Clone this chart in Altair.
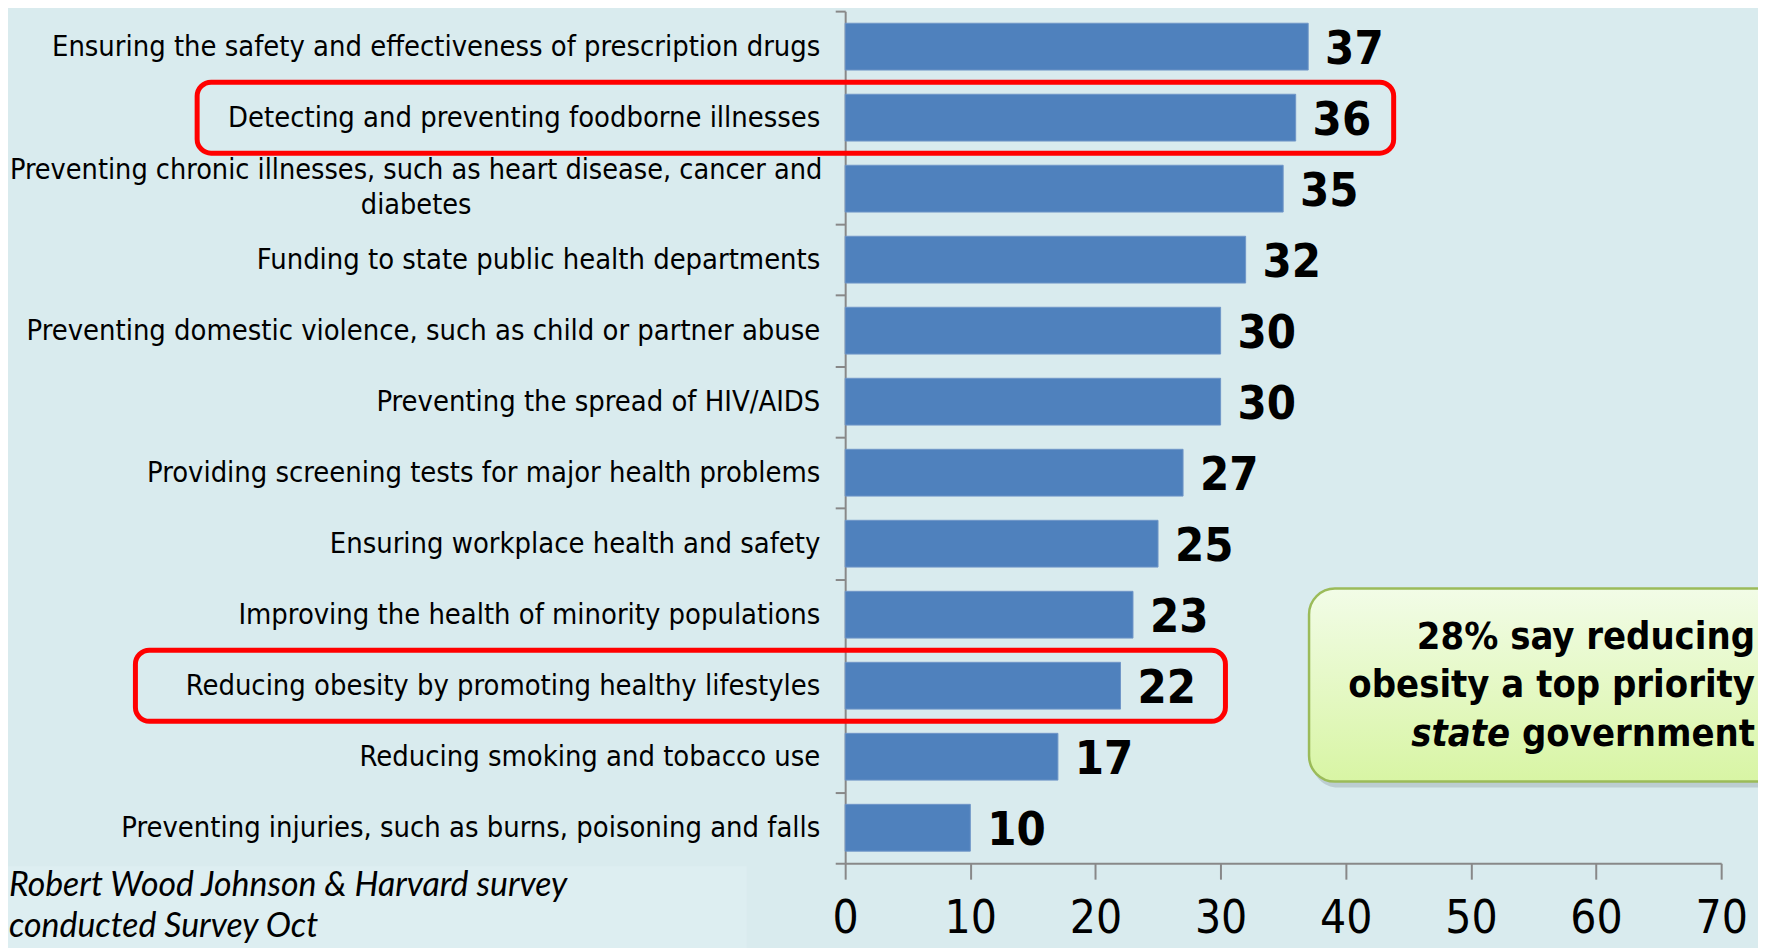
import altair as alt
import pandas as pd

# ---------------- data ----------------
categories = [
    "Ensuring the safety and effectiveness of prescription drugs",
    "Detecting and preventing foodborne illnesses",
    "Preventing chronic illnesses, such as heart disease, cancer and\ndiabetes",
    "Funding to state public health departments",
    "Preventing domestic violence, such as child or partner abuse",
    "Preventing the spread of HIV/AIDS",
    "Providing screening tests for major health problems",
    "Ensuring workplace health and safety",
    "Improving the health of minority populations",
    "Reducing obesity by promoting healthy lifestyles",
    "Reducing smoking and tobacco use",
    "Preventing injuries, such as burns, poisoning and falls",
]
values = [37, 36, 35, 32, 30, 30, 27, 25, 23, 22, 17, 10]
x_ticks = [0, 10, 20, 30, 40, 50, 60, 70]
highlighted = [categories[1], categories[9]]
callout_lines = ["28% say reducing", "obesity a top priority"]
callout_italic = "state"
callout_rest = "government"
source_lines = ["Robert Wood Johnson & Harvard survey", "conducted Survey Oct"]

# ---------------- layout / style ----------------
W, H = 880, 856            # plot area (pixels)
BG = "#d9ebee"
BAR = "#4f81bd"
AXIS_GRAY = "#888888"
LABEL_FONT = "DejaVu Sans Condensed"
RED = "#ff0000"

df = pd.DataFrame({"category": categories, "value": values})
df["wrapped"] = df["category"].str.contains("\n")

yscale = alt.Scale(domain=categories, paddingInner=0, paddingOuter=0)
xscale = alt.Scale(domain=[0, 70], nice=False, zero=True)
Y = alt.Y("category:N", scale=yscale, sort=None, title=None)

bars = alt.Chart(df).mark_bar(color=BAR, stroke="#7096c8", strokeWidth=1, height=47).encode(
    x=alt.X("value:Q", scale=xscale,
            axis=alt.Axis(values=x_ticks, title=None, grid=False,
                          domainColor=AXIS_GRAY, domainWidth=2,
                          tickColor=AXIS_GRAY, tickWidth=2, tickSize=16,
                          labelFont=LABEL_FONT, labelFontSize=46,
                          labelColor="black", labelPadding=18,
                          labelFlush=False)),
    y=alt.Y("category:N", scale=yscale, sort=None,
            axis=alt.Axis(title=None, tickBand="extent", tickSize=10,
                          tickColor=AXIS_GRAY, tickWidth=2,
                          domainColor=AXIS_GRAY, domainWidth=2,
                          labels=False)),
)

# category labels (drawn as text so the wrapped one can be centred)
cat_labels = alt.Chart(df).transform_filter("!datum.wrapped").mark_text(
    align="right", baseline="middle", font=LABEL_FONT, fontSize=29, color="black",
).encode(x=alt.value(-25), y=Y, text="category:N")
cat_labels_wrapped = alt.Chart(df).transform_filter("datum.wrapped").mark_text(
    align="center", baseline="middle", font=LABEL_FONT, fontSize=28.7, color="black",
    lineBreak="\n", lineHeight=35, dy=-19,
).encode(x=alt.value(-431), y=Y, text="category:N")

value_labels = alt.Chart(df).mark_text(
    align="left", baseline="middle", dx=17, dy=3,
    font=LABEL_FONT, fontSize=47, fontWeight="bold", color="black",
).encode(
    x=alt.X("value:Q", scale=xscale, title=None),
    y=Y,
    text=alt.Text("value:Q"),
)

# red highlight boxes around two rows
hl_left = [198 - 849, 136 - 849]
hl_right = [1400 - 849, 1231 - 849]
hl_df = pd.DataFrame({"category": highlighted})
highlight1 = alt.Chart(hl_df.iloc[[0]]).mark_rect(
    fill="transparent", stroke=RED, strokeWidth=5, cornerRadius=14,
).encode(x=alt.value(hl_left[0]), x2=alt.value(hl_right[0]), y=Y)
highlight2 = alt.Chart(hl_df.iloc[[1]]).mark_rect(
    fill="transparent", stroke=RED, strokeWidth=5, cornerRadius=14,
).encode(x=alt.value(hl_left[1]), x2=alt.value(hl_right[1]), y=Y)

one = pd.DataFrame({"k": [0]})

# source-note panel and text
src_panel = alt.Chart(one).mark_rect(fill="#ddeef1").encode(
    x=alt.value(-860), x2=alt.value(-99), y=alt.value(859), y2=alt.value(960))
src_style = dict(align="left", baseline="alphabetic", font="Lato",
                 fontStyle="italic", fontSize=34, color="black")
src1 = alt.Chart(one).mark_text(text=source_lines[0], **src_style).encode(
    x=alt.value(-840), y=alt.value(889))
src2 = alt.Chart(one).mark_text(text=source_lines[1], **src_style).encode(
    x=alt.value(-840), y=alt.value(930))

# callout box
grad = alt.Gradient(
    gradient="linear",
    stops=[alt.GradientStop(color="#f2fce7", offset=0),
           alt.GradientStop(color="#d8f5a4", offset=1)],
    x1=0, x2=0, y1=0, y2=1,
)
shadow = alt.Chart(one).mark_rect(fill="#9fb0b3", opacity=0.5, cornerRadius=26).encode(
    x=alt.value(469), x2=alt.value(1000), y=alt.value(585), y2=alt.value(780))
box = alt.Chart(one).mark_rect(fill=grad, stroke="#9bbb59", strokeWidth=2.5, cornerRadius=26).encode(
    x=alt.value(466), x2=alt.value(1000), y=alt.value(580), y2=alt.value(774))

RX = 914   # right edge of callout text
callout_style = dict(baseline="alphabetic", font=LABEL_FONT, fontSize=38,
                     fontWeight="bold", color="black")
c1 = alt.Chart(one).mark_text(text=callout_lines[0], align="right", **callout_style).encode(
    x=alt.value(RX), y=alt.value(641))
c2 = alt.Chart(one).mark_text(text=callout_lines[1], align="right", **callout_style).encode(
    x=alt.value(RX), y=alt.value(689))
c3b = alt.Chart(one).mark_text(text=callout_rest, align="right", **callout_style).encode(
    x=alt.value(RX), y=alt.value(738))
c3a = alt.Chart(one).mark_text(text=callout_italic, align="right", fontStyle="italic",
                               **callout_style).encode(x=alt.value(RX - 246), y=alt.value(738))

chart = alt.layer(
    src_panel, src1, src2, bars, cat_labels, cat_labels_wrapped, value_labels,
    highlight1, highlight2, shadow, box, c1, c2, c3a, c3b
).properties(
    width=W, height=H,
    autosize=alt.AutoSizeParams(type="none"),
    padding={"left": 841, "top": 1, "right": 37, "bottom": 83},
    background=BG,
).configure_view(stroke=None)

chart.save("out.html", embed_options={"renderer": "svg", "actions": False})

** Directions for this task **
Every line of text is to be repeated exactly; pictures are left out.

** Written reply **
Clone this chart in Altair.
import altair as alt
import pandas as pd

# ---------------- data ----------------
categories = [
    "Ensuring the safety and effectiveness of prescription drugs",
    "Detecting and preventing foodborne illnesses",
    "Preventing chronic illnesses, such as heart disease, cancer and\ndiabetes",
    "Funding to state public health departments",
    "Preventing domestic violence, such as child or partner abuse",
    "Preventing the spread of HIV/AIDS",
    "Providing screening tests for major health problems",
    "Ensuring workplace health and safety",
    "Improving the health of minority populations",
    "Reducing obesity by promoting healthy lifestyles",
    "Reducing smoking and tobacco use",
    "Preventing injuries, such as burns, poisoning and falls",
]
values = [37, 36, 35, 32, 30, 30, 27, 25, 23, 22, 17, 10]
x_ticks = [0, 10, 20, 30, 40, 50, 60, 70]
highlighted = [categories[1], categories[9]]
callout_lines = ["28% say reducing", "obesity a top priority"]
callout_italic = "state"
callout_rest = "government"
source_lines = ["Robert Wood Johnson & Harvard survey", "conducted Survey Oct"]

# ---------------- layout / style ----------------
W, H = 880, 856            # plot area (pixels)
BG = "#d9ebee"
BAR = "#4f81bd"
AXIS_GRAY = "#888888"
LABEL_FONT = "DejaVu Sans Condensed"
RED = "#ff0000"

df = pd.DataFrame({"category": categories, "value": values})
df["wrapped"] = df["category"].str.contains("\n")

yscale = alt.Scale(domain=categories, paddingInner=0, paddingOuter=0)
xscale = alt.Scale(domain=[0, 70], nice=False, zero=True)
Y = alt.Y("category:N", scale=yscale, sort=None, title=None)

bars = alt.Chart(df).mark_bar(color=BAR, stroke="#7096c8", strokeWidth=1, height=47).encode(
    x=alt.X("value:Q", scale=xscale,
            axis=alt.Axis(values=x_ticks, title=None, grid=False,
                          domainColor=AXIS_GRAY, domainWidth=2,
                          tickColor=AXIS_GRAY, tickWidth=2, tickSize=16,
                          labelFont=LABEL_FONT, labelFontSize=46,
                          labelColor="black", labelPadding=18,
                          labelFlush=False)),
    y=alt.Y("category:N", scale=yscale, sort=None,
            axis=alt.Axis(title=None, tickBand="extent", tickSize=10,
                          tickColor=AXIS_GRAY, tickWidth=2,
                          domainColor=AXIS_GRAY, domainWidth=2,
                          labels=False)),
)

# category labels (drawn as text so the wrapped one can be centred)
cat_labels = alt.Chart(df).transform_filter("!datum.wrapped").mark_text(
    align="right", baseline="middle", font=LABEL_FONT, fontSize=29, color="black",
).encode(x=alt.value(-25), y=Y, text="category:N")
cat_labels_wrapped = alt.Chart(df).transform_filter("datum.wrapped").mark_text(
    align="center", baseline="middle", font=LABEL_FONT, fontSize=28.7, color="black",
    lineBreak="\n", lineHeight=35, dy=-19,
).encode(x=alt.value(-431), y=Y, text="category:N")

value_labels = alt.Chart(df).mark_text(
    align="left", baseline="middle", dx=17, dy=3,
    font=LABEL_FONT, fontSize=47, fontWeight="bold", color="black",
).encode(
    x=alt.X("value:Q", scale=xscale, title=None),
    y=Y,
    text=alt.Text("value:Q"),
)

# red highlight boxes around two rows
hl_left = [198 - 849, 136 - 849]
hl_right = [1400 - 849, 1231 - 849]
hl_df = pd.DataFrame({"category": highlighted})
highlight1 = alt.Chart(hl_df.iloc[[0]]).mark_rect(
    fill="transparent", stroke=RED, strokeWidth=5, cornerRadius=14,
).encode(x=alt.value(hl_left[0]), x2=alt.value(hl_right[0]), y=Y)
highlight2 = alt.Chart(hl_df.iloc[[1]]).mark_rect(
    fill="transparent", stroke=RED, strokeWidth=5, cornerRadius=14,
).encode(x=alt.value(hl_left[1]), x2=alt.value(hl_right[1]), y=Y)

one = pd.DataFrame({"k": [0]})

# source-note panel and text
src_panel = alt.Chart(one).mark_rect(fill="#ddeef1").encode(
    x=alt.value(-860), x2=alt.value(-99), y=alt.value(859), y2=alt.value(960))
src_style = dict(align="left", baseline="alphabetic", font="Lato",
                 fontStyle="italic", fontSize=34, color="black")
src1 = alt.Chart(one).mark_text(text=source_lines[0], **src_style).encode(
    x=alt.value(-840), y=alt.value(889))
src2 = alt.Chart(one).mark_text(text=source_lines[1], **src_style).encode(
    x=alt.value(-840), y=alt.value(930))

# callout box
grad = alt.Gradient(
    gradient="linear",
    stops=[alt.GradientStop(color="#f2fce7", offset=0),
           alt.GradientStop(color="#d8f5a4", offset=1)],
    x1=0, x2=0, y1=0, y2=1,
)
shadow = alt.Chart(one).mark_rect(fill="#9fb0b3", opacity=0.5, cornerRadius=26).encode(
    x=alt.value(469), x2=alt.value(1000), y=alt.value(585), y2=alt.value(780))
box = alt.Chart(one).mark_rect(fill=grad, stroke="#9bbb59", strokeWidth=2.5, cornerRadius=26).encode(
    x=alt.value(466), x2=alt.value(1000), y=alt.value(580), y2=alt.value(774))

RX = 914   # right edge of callout text
callout_style = dict(baseline="alphabetic", font=LABEL_FONT, fontSize=38,
                     fontWeight="bold", color="black")
c1 = alt.Chart(one).mark_text(text=callout_lines[0], align="right", **callout_style).encode(
    x=alt.value(RX), y=alt.value(641))
c2 = alt.Chart(one).mark_text(text=callout_lines[1], align="right", **callout_style).encode(
    x=alt.value(RX), y=alt.value(689))
c3b = alt.Chart(one).mark_text(text=callout_rest, align="right", **callout_style).encode(
    x=alt.value(RX), y=alt.value(738))
c3a = alt.Chart(one).mark_text(text=callout_italic, align="right", fontStyle="italic",
                               **callout_style).encode(x=alt.value(RX - 246), y=alt.value(738))

chart = alt.layer(
    src_panel, src1, src2, bars, cat_labels, cat_labels_wrapped, value_labels,
    highlight1, highlight2, shadow, box, c1, c2, c3a, c3b
).properties(
    width=W, height=H,
    autosize=alt.AutoSizeParams(type="none"),
    padding={"left": 841, "top": 1, "right": 37, "bottom": 83},
    background=BG,
).configure_view(stroke=None)

chart.save("out.html", embed_options={"renderer": "svg", "actions": False})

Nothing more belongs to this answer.